8:12 PM | Posted in
[UPDATE] Thanks to TPM for the shout out...

It has become something of a full time job keeping up with the crazy things that are coming out of the mouth of my representation in Congress. While other people are focusing on her recent comments about Democrats and swine flu in a Pajamas TV interview, her speech about the first 100 days of President Obama on the floor of the House of Representatives has gone largely unnoticed.
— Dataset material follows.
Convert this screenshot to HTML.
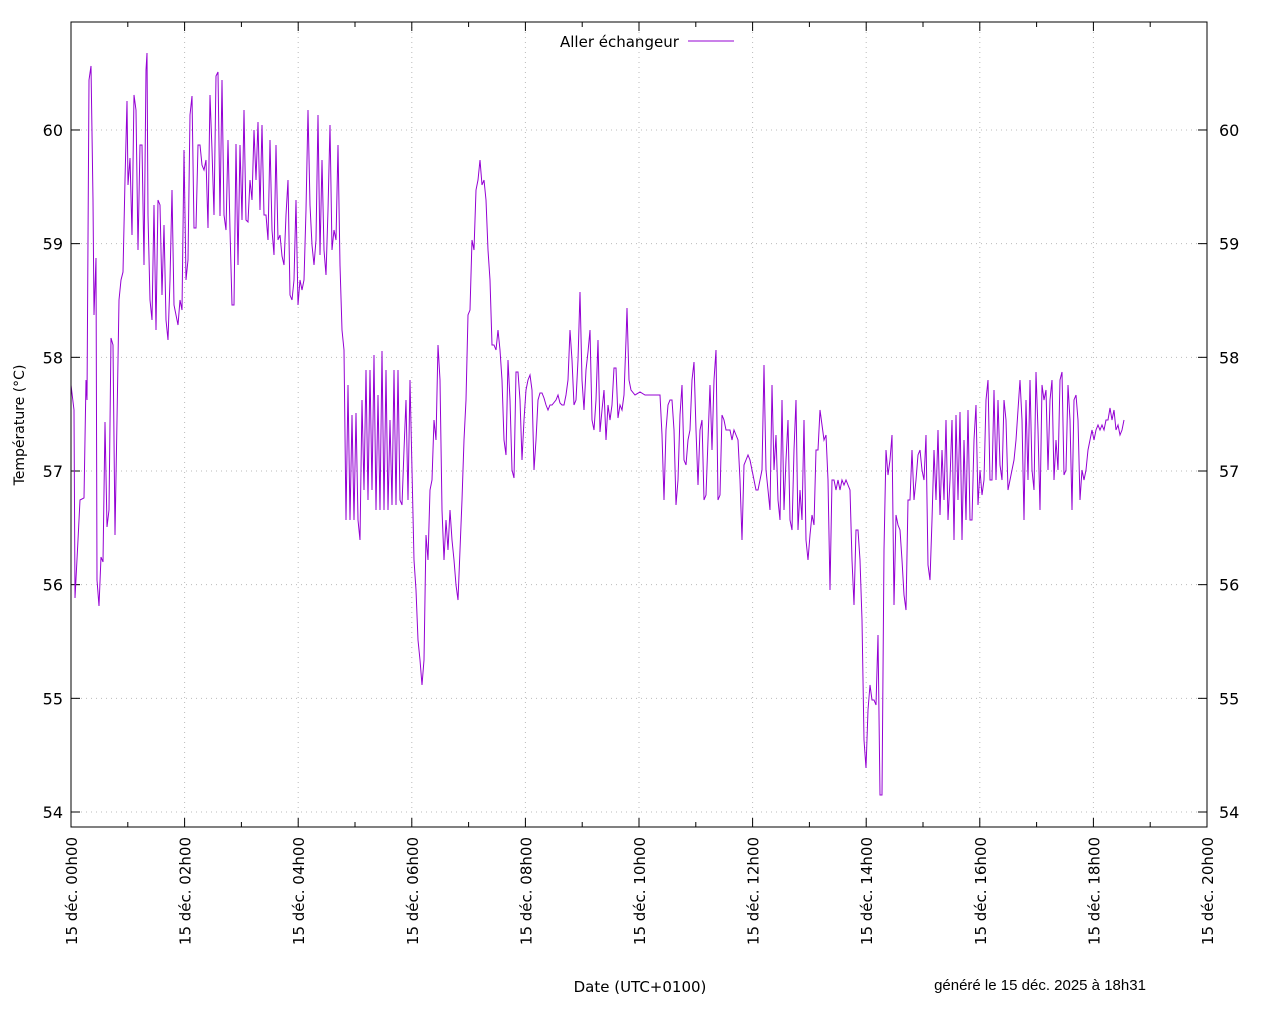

In that speech she practices her own special brand of historical revisionism by crediting President Calvin Coolidge for getting us out of the Post-WWI recession despite the fact that by the time he became President the recession was over. Later, she blames the passage of the Smoot-Hawley Act on Roosevelt despite the fact that it was passed a few years before Roosevelt became President and was enacted by a majority Republican Congress and signed by a Republican President.

Apparently history isn't your thing Michele...


5 responses to "Bachmann And History Don't Mix..."

  1. Anonymous On April 29, 2009 at 2:55 PM

    Would you please get around to unelecting your bat guano loonie representative? I'm so done with her already. She needs a better matched hobby than playing 'Congress'. May I suggest Alchemy.

  2. Green Eagle On April 29, 2009 at 6:07 PM

    Come on, this was not a mistake on the part of this ever-cagey woman.

    I must admit that I don't know who Hoot is, but I do know who Smalley is.

    In advance of his inevitable seating as a Senator from her home state, Michelle is setting the groundwork for blaming Al Franken for the Great Depression.

  3. Heir to the Throne On May 3, 2009 at 12:28 PM

    I am confused. According to the progressive narrative Herbert Hoover was a free marketeer who let the economy crash by not regulating it enough.

    Does does that square with him signing Smoot-Hawley?

  4. BruinKid On May 6, 2009 at 10:07 AM

    When we talk about regulation, we're usually talking about preventing our own industries from cheating us, not about tariffs imposed on imports from other countries.

  5. Daniel On September 8, 2009 at 2:13 AM

    The confusion on how Smoot-Hawley squares with regulation (like of or aversion to) is understandable. It becomes easier to understand when we recall that the Republican party has usually, for better or worse, been a party that represents the interests of big business. In the early Republic, the interests of nascent industry and then big business were best served by a protective tariff. Because the primary market of domestic producers was domestic consumers, Republicans supported a protective tariff to keep cheap foreign goods from overwhelming domestic producers. Hence the `protective' Smoot-Hawley tariff. Times have changed, however, and now that global markets rule, the business wing of the Republican party and the business (or new Democrat) wing of the Democratic party both support a low tariff.

    More nationalistic/xenophobic/labor oriented elements on both the left end (Demies) and right end (Republicans) advocate protectionist trade policies.

    The flip-side, of course, is that low tariffs bring in goods from countries with weak labor laws, nearly non-existent environmental protections, and artifically cheap currencies (e.g. China), so there's a very real human cost to low tariffs and globalization.